The greatest sport poems
Poetry and sport may not seen like natural bedfellows, although it’s worth remembering that several poets, including Rudyard Kipling and G. K. Chesterton, to say nothing of Tennyson’s son, were part of the Allahakbarries, J. M. Barrie’s Edwardian cricket team (who were appallingly bad at the sport, but numbered some of the greatest writers of the age). And poets down the ages have put into words the magic and wonder of sport, whether it’s a game of cricket, a football match, or a spot of tennis. Here are five classic poems about sports of various kinds.
Francis Thompson, ‘At Lord’s’. It’s often tempting to look back, nostalgically, at a golden age of sport, or to recall a sportsperson when they were playing at their peak. Harold Pinter once sent a short poem to Len Hutton which read, ‘I saw Len Hutton in his prime, another time, another time.’ (When, upon receiving no response, Pinter wrote to Hutton asking what he thought of the poem, Hutton shot back that he hadn’t finished reading it yet.) Francis Thompson (1859-1907) remembered seeing Hornby and Barlow bat at Old Trafford in their heyday, and when he was invited to watch Lancashire play Middlesex at Lord’s, Thompson declined to go. Instead, he stayed at home and wrote At Lord’s, recalling those glory days of English cricket.

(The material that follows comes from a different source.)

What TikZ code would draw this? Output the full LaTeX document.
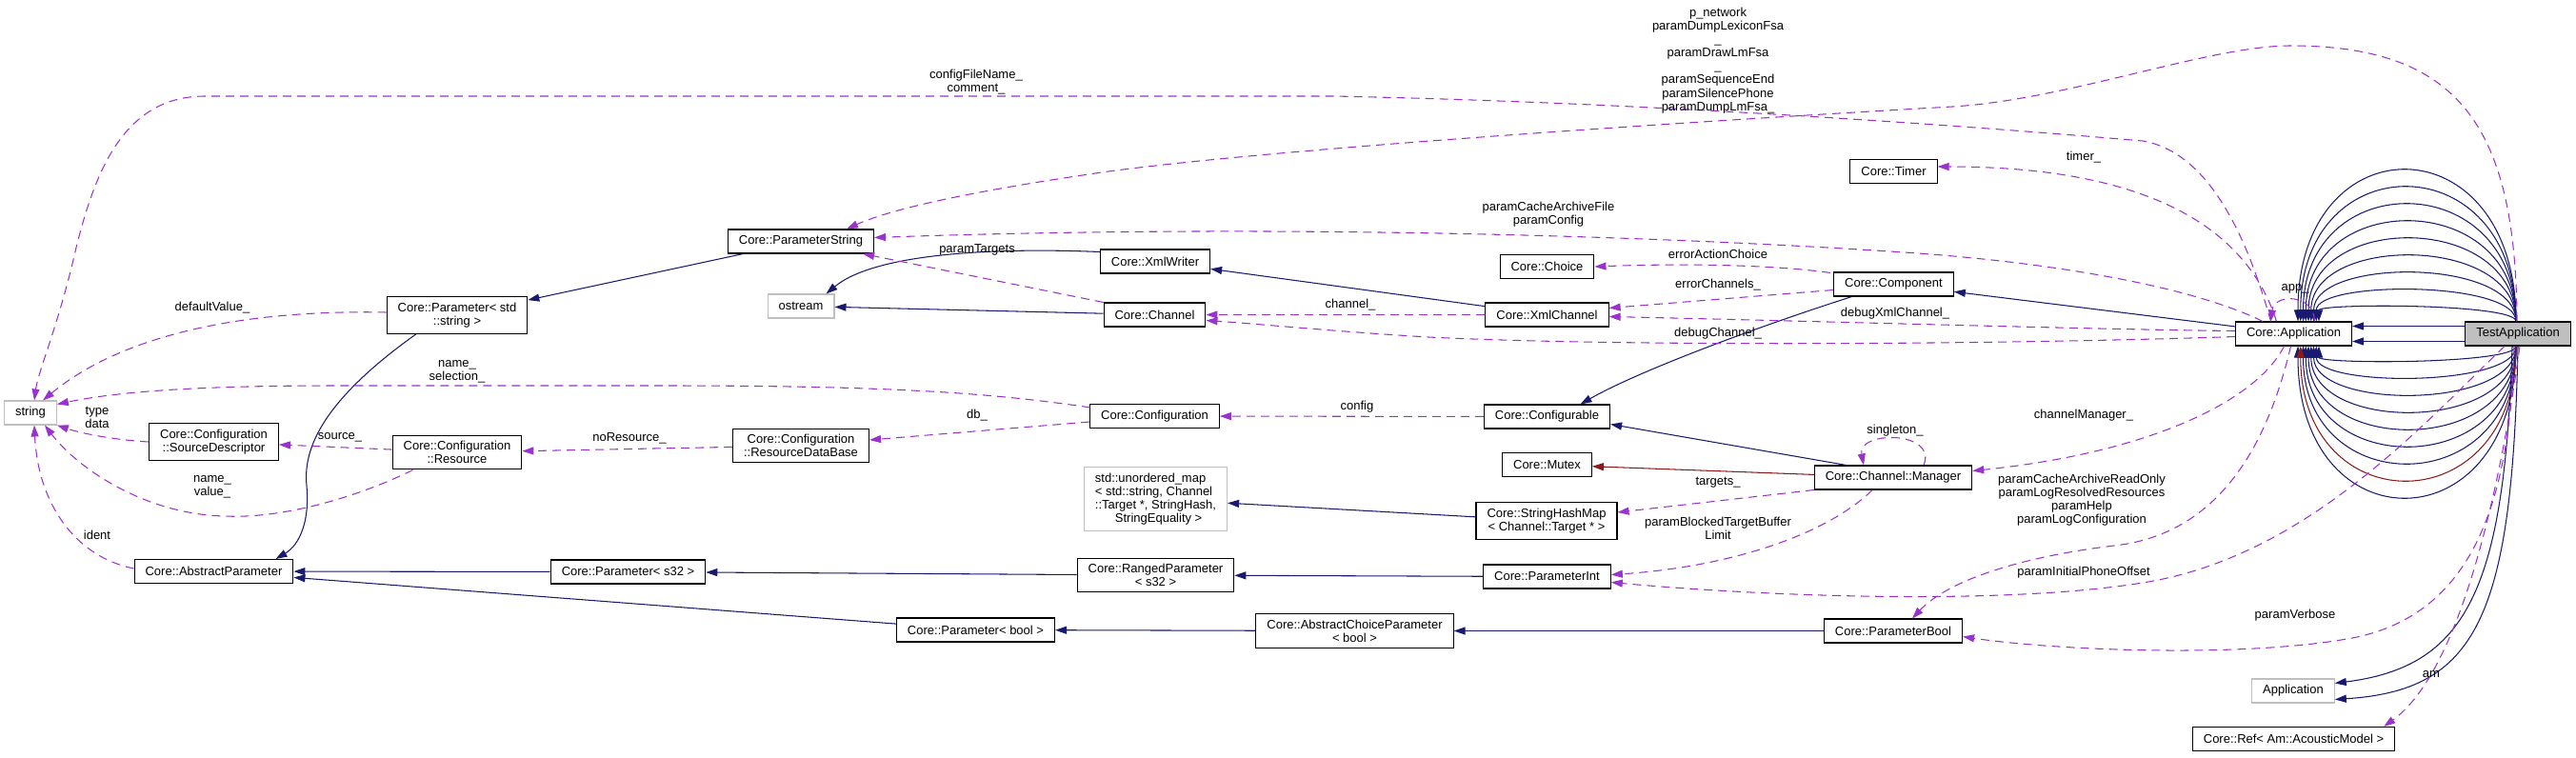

A. E. Housman, ‘Twice a Week the Winter thorough’. ‘Twice a week the winter thorough / Here stood I to keep the goal: / Football then was fighting sorrow / For the young man’s soul.’ So begins this poem from Housman’s A Shropshire Lad, which goes on to mention cricket, so we get two sports for the price of one in this classic sport poem. The power of sport in such situations is the ‘mirth’ it provides the speaker: he can keep his mind from gloomier thoughts by joining his fellow man for a football or cricket match.
Henry Newbolt, ‘Vitai Lampada’. The title of this poem (which means ‘they pass on the torch of life’ in Latin) may not be familiar, but the last line of this classic sport poem probably is: ‘Play up! play up! and play the game!’ Perhaps the best-known and best-loved poem about the sport of cricket, ‘Vitai Lampada’ might be viewed as a variation on the famous quotation (mis)attributed to the Duke of Wellington, ‘The Battle of Waterloo was won on the playing fields of Eton.’ Newbolt suggests in this poem that playing cricket at school provided the perfect training for a young soldier, because of the comradeship and sense of duty the game instils.
John Betjeman, ‘A Subaltern’s Love Song’. Anyone for tennis? One of Betjeman’s best-loved poems, this is the ‘Miss J. Hunter Dunn’ one (its opening line is more famous than its actual title). Published in 1945, ‘A Subaltern’s Love Song’ is a love song of a peculiarly English kind. The Joan Hunter Dunn who inspired the poem was a real person, who died in 2008 – Betjeman met her during wartime in 1940 and was struck by her, and wrote ‘A Subaltern’s Love Song’ about what it might be like for the two of them to play tennis, fall in love, and get engaged (Betjeman was a married man when he wrote the poem, and the relationship with Miss J. Hunter Dunn remained a fantasy rather than a reality).
Wendy Cope, ‘Sporty People’. As this poem suggests, sport and poetry aren’t natural bedfellows – but how much of this is down to prejudice and perception than reality? Poets can play football, and tennis champions can read books. In this tongue-in-cheek poem, Wendy Cope tells of how she accidentally befriended a woman who was sporty, only to realise that her friend was nevertheless ‘OK’. A less famous poem by Britain’s greatest living comic poet.